Vous faites voir des os quand vous riez, Heleine,
Dont les uns sont entiers et ne sont gueres blancs ;
Les autres, des fragmens noirs comme de l’ebene
Et tous, entiers ou non, cariez et tremblans.
Les siècles suivants offrent aussi des poèmes de même nature (évocation du corps féminin), que l’on qualifie fréquemment de blasons, par exemple La Courbe de tes yeux de Paul Éluard (1926), centré sur les yeux et le regard de la femme aimée :
La courbe de tes yeux fait le tour de mon cœur
(…)
Le monde entier dépend de tes yeux purs
Et tout mon sang coule dans leurs regards.

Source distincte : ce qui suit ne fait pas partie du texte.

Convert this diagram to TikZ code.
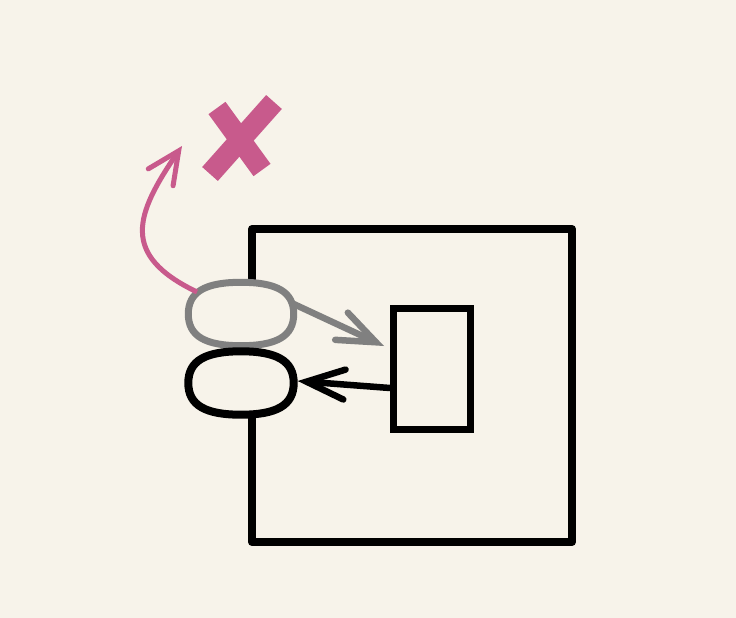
\documentclass[tikz,border=0pt]{standalone}
\usetikzlibrary{arrows.meta,calc}
\definecolor{bg}{HTML}{F7F3EA}
\definecolor{pinkc}{HTML}{C85A8C}
\definecolor{grayc}{HTML}{808080}
\newcommand{\portpath}[1]{%
  ($(#1.east)$) .. controls ($(#1.east)+(0,-22)$) and ($(#1.north)+(36,0)$) .. ($(#1.north)$)
  .. controls ($(#1.north)+(-36,0)$) and ($(#1.west)+(0,-22)$) .. ($(#1.west)$)
  .. controls ($(#1.west)+(0,22)$) and ($(#1.south)+(-36,0)$) .. ($(#1.south)$)
  .. controls ($(#1.south)+(36,0)$) and ($(#1.east)+(0,22)$) .. ($(#1.east)$) -- cycle}
\begin{document}
\begin{tikzpicture}[x=1pt,y=-1pt,
  chev/.style={-{Straight Barb[length=38pt,width=30pt,line width=6.5pt,line cap=round]}},
  pchev/.style={-{Straight Barb[length=32pt,width=30pt,line width=5pt,line cap=round]}},
  thickline/.style={line width=8pt,line join=round,line cap=round},
  port/.style={minimum width=105pt,minimum height=63pt,inner sep=0pt}]
\fill[bg] (0,0) rectangle (736,618);
\useasboundingbox (0,0) rectangle (736,618);
% big square with gap on left side
\draw[thickline,black] (252,286) -- (252,229) -- (572,229) -- (572,542) -- (252,542) -- (252,414);
% inner rectangle
\node[draw,line width=7pt,minimum width=77pt,minimum height=121pt,inner sep=0pt] (rect) at (432,369) {};
% ports
\node[port] (ge) at (241,314) {};
\node[port] (be) at (241,383) {};
\filldraw[draw=grayc,fill=bg,line width=7pt] \portpath{ge};
\filldraw[draw=black,fill=bg,line width=8pt] \portpath{be};
% arrows
\coordinate (gtip) at (384,346);
\draw[grayc,line width=6.5pt,chev] ([yshift=10pt]ge.east) -- (gtip);
\draw[black,line width=6.5pt,chev] (rect.west |- 0,388) -- ([xshift=4pt,yshift=2pt]be.east);
% pink curved arrow
\coordinate (pstart) at (197,292);
\coordinate (ptip) at (182,146);
\draw[pinkc,line width=5pt,pchev] (pstart) .. controls (120,255) and (135,215) .. (ptip);
% X mark
\draw[pinkc,line width=21pt] (217,108) -- (262,170);
\draw[pinkc,line width=21pt] (274,102) -- (210,174);
\end{tikzpicture}
\end{document}
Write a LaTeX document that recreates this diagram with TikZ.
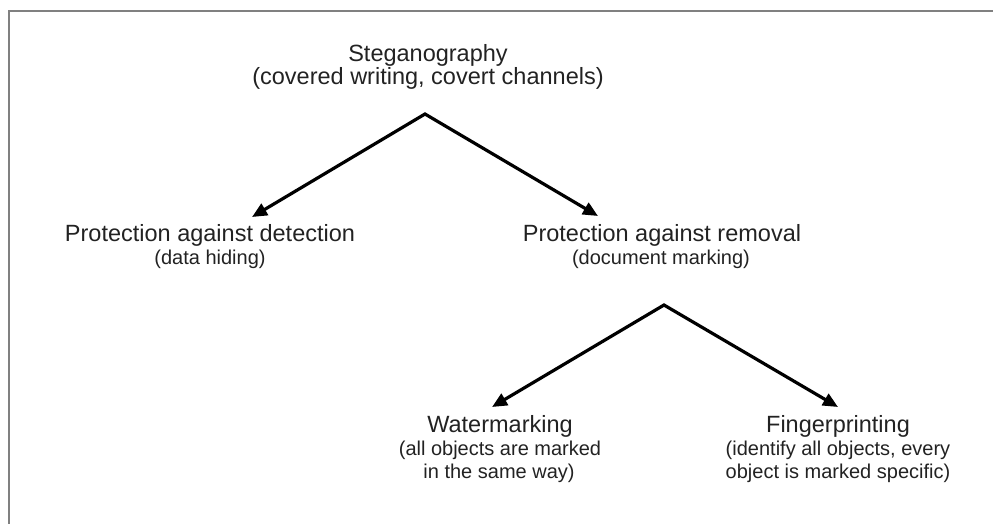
\documentclass[tikz,border=0pt]{standalone}
\usepackage{fontspec}
\setmainfont{Liberation Sans}
\usetikzlibrary{arrows.meta}
\definecolor{txt}{HTML}{222222}
\definecolor{frame}{HTML}{808080}
\tikzset{
  mainline/.style={anchor=base, inner sep=0pt, text=txt, font=\fontsize{23.5}{26}\selectfont},
  subline/.style={anchor=base, inner sep=0pt, text=txt, font=\fontsize{20}{23}\selectfont},
  branch/.style={line width=3.2pt, black, {Triangle[length=15pt,width=13pt]}-{Triangle[length=15pt,width=13pt]}},
  frameline/.style={frame, line width=2pt}
}
\begin{document}
\begin{tikzpicture}[x=1pt,y=-1pt]
\useasboundingbox (0,0) rectangle (993,523);
% frame (top and left edges)
\coordinate (fbl) at (9,524);
\coordinate (ftl) at (9,11);
\coordinate (ftr) at (994,11);
\draw[frameline] (fbl) -- (ftl) -- (ftr);

% texts
\node[mainline] (steg1) at (428,61) {Steganography};
\node[mainline] (steg2) at (428,84) {(covered writing, covert channels)};

\node[mainline] (det1) at (210,241.7) {Protection against detection};
\node[subline]  (det2) at (210,264) {(data hiding)};

\node[mainline] (rem1) at (662,241.7) {Protection against removal};
\node[subline]  (rem2) at (661,264) {(document marking)};

\node[mainline] (wat1) at (500,432) {Watermarking};
\node[subline]  (wat2) at (500,455) {(all objects are marked};
\node[subline]  (wat3) at (499,478) {in the same way)};

\node[mainline] (fin1) at (838,432) {Fingerprinting};
\node[subline]  (fin2) at (838,455) {(identify all objects, every};
\node[subline]  (fin3) at (838,478) {object is marked specific)};

% connectors
\coordinate (apexA) at (425,114);
\coordinate (tipDet) at (252,217);
\coordinate (tipRem) at (598,216);
\draw[branch] (tipDet) -- (apexA) -- (tipRem);

\coordinate (apexB) at (664,305);
\coordinate (tipWat) at (492,407);
\coordinate (tipFin) at (838,407);
\draw[branch] (tipWat) -- (apexB) -- (tipFin);
\end{tikzpicture}
\end{document}
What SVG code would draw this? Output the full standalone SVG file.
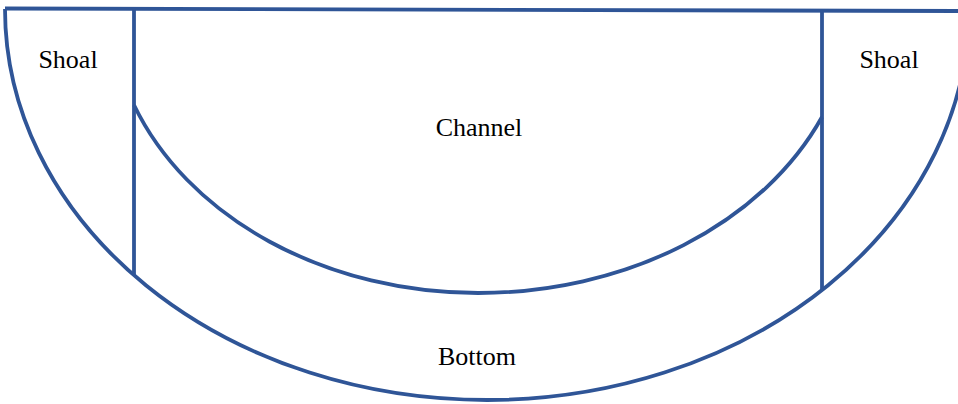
<svg xmlns="http://www.w3.org/2000/svg" width="958" height="404" viewBox="0 0 958 404">
<style>
.ln{fill:none;stroke:#2F5597;stroke-width:3.8;stroke-linejoin:round}
.lb{font-family:"Liberation Serif","Times New Roman",serif;font-size:26px;fill:#000;text-anchor:middle}
</style>
<rect width="958" height="404" fill="#fff"/>
<g id="connectors">
<path class="ln" d="M5,8.5 L958,11"/>
<path class="ln" d="M5,9 A482,391 0 0 0 969,9"/>
<path class="ln" d="M134,9 L134,275"/>
<path class="ln" d="M822,11 L822,291"/>
<path class="ln" d="M134,105 A368.5,293 0 0 0 478,293 A375,293 0 0 0 822,117"/>
</g>
<g id="shoal-left"><text class="lb" x="68" y="68">Shoal</text></g>
<g id="shoal-right"><text class="lb" x="889" y="68">Shoal</text></g>
<g id="channel"><text class="lb" x="479" y="136">Channel</text></g>
<g id="bottom"><text class="lb" x="477" y="365">Bottom</text></g>
</svg>
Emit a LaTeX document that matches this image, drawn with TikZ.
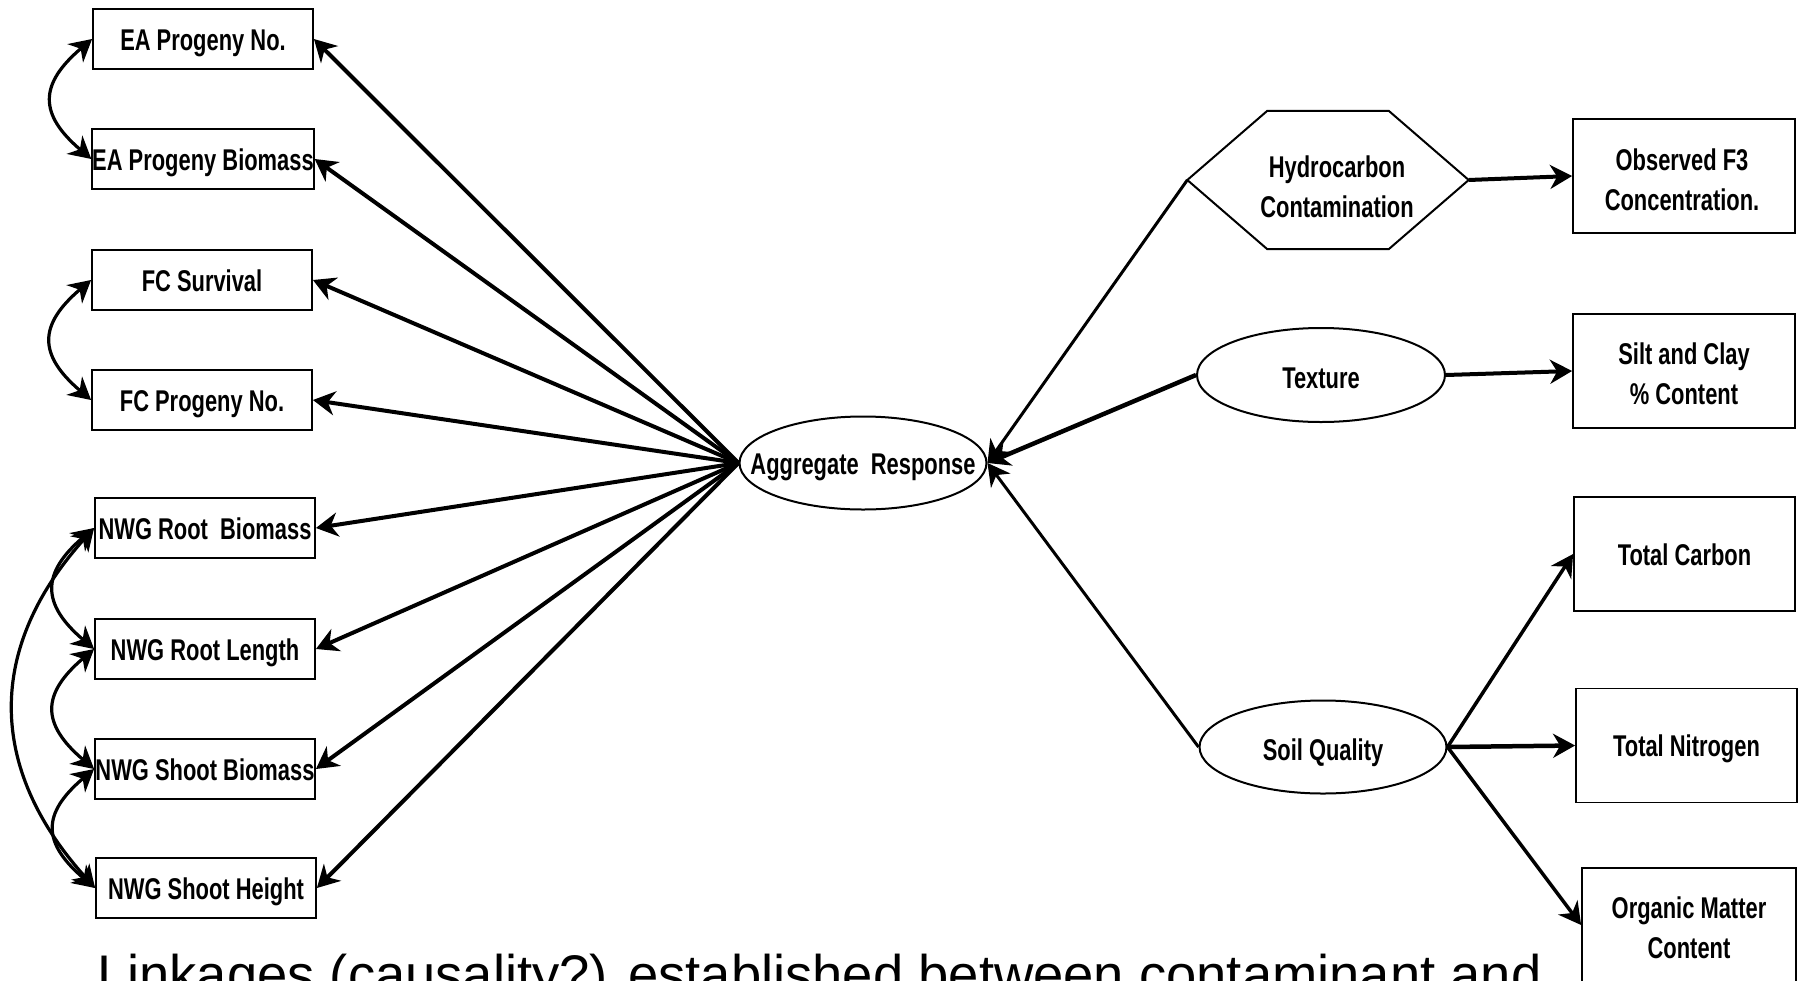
\documentclass[tikz,border=0pt]{standalone}
\usepackage{fontspec}
\setmainfont{Liberation Sans}
\newfontfamily\condfont[FakeStretch=0.73]{Liberation Sans}
\usetikzlibrary{arrows.meta,shapes.geometric,calc}
\newcommand\lbltext{\condfont\bfseries\fontsize{30}{40}\selectfont}
\tikzset{
  lbox/.style={draw, line width=1.8pt, minimum width=220pt, minimum height=60pt, inner sep=0pt, font=\lbltext, text height=22pt, text depth=0pt},
  rbox/.style={draw, line width=1.8pt, minimum width=222pt, minimum height=114pt, inner sep=0pt, align=center, font=\lbltext},
  one/.style={text height=22pt, text depth=0pt},
  ell/.style={draw, ellipse, line width=2pt, minimum width=247pt, minimum height=93pt, inner sep=0pt},
  lbl/.style={font=\lbltext, align=center, inner sep=0pt},
  fan/.style={->, line width=4pt},
  link/.style={->, line width=4pt},
  corr/.style={<->, line width=3.2pt}
}
\begin{document}
\begin{tikzpicture}[x=1pt, y=-1pt, >={Stealth[length=22pt,width=24pt,inset=7pt]}]
\useasboundingbox (0,0) rectangle (1798,980);
\clip (0,0) rectangle (1798,980);

% left boxes
\node[lbox] (ea1) at (203,39) {EA Progeny No.};
\node[lbox] (ea2) at (203,159) {EA Progeny Biomass};
\node[lbox] (fc1) at (202,280) {FC Survival};
\node[lbox] (fc2) at (202,400) {FC Progeny No.};
\node[lbox] (nw1) at (205,528) {NWG Root~ Biomass};
\node[lbox] (nw2) at (205,649) {NWG Root Length};
\node[lbox] (nw3) at (205,769) {NWG Shoot Biomass};
\node[lbox] (nw4) at (206,888) {NWG Shoot Height};

% central latent
\node[ell] (agg) at (863,463) {};
\node[lbl, one] (aggt) at (agg.center) {Aggregate~ Response};

% hexagon
\node[minimum width=281pt, minimum height=138pt, inner sep=0pt] (hc) at (1328,180) {};
\draw[line width=2pt] (hc.west) -- ($(hc.north west)+(80,0)$) -- ($(hc.north east)+(-80,0)$)
  -- (hc.east) -- ($(hc.south east)+(-80,0)$) -- ($(hc.south west)+(80,0)$) -- cycle;
\node[lbl] (hct) at (1337,187) {Hydrocarbon\\Contamination};

% ellipses right
\node[ell, minimum width=248pt, minimum height=94pt] (tex) at (1321,375) {};
\node[lbl, one] (text) at ($(tex.center)+(0,2)$) {Texture};
\node[ell] (soil) at (1323,747) {};
\node[lbl, one] (soilt) at ($(soil.center)+(0,2)$) {Soil Quality};

% right boxes
\node[rbox] (f3) at (1684,176) {};
\node[lbl] (f3t) at (1682,180) {Observed F3\\Concentration.};
\node[rbox] (silt) at (1684,371) {};
\node[lbl] (siltt) at (1684,374) {Silt and Clay\\\% Content};
\node[rbox, minimum width=221pt, one] (tc) at (1684.5,554) {Total Carbon};
\node[rbox, minimum width=221pt, one] (tn) at (1686.5,745.5) {Total Nitrogen};
\node[rbox, minimum width=214pt] (om) at (1689,925) {};
\node[lbl] (omt) at (1689,928) {Organic Matter\\Content};

% fan arrows
\foreach \n in {ea1,ea2,fc1,fc2,nw1,nw2,nw3,nw4}
  \draw[fan] (agg.west) -- (\n.east);

% arrows into aggregate
\draw[fan, line width=3pt] (hc.west) -- (agg.east);
\draw[fan, line width=4.5pt] (tex.west) -- (agg.east);
\draw[fan, line width=3pt] (soil.west) -- (agg.east);

% indicator arrows
\draw[link] (hc.east) -- (f3.west);
\draw[link] (tex.east) -- (silt.west);
\draw[link, line width=3.5pt] (soil.east) -- (tc.west);
\draw[link, line width=4.5pt] (soil.east) -- (tn.west);
\draw[link, line width=3.5pt] (soil.east) -- (om.west);

% correlations
\draw[corr] (ea1.west) .. controls +(-53,45) and +(-53,-45) .. (ea2.west);
\draw[corr] (fc1.west) .. controls +(-53,45) and +(-53,-45) .. (fc2.west);
\draw[corr] (nw1.west) .. controls +(-53,45) and +(-53,-45) .. (nw2.west);
\draw[corr] (nw2.west) .. controls +(-53,45) and +(-53,-45) .. (nw3.west);
\draw[corr] (nw3.west) .. controls +(-53,45) and +(-53,-45) .. (nw4.west);
\draw[corr] (nw1.west) .. controls +(-108,120) and +(-108,-120) .. (nw4.west);

% caption
\node[anchor=base west, inner sep=0pt, font=\fontsize{54.4}{60}\selectfont] (cap) at (97,993)
  {Linkages (causality?) established between contaminant and};
\end{tikzpicture}
\end{document}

ou l’hymne d’André Breton (L’Union libre, 1931) :
Ma femme à la chevelure de feu de bois
Aux pensées d’éclairs de chaleur
À la taille de sablier
Ma femme à la taille de loutre entre les dents du tigre
Ma femme à la bouche de cocarde et de bouquet d’étoiles de dernière grandeur
ou plus explicitement Georges Brassens, Le Blason, (1960-62) :
Ayant avecque lui toujours fait bon ménage,
J’eusse aimé célébrer, sans être inconvenant,
Tendre corps féminin, ton plus bel apanage,
Que tous ceux qui l’ont vu disent hallucinant.
On utilise aussi le terme « blason » à propos de sujets animaliers comme pour Les Chats de Baudelaire ou encore Le Bestiaire ou Cortège d’Orphée de Guillaume Apollinaire.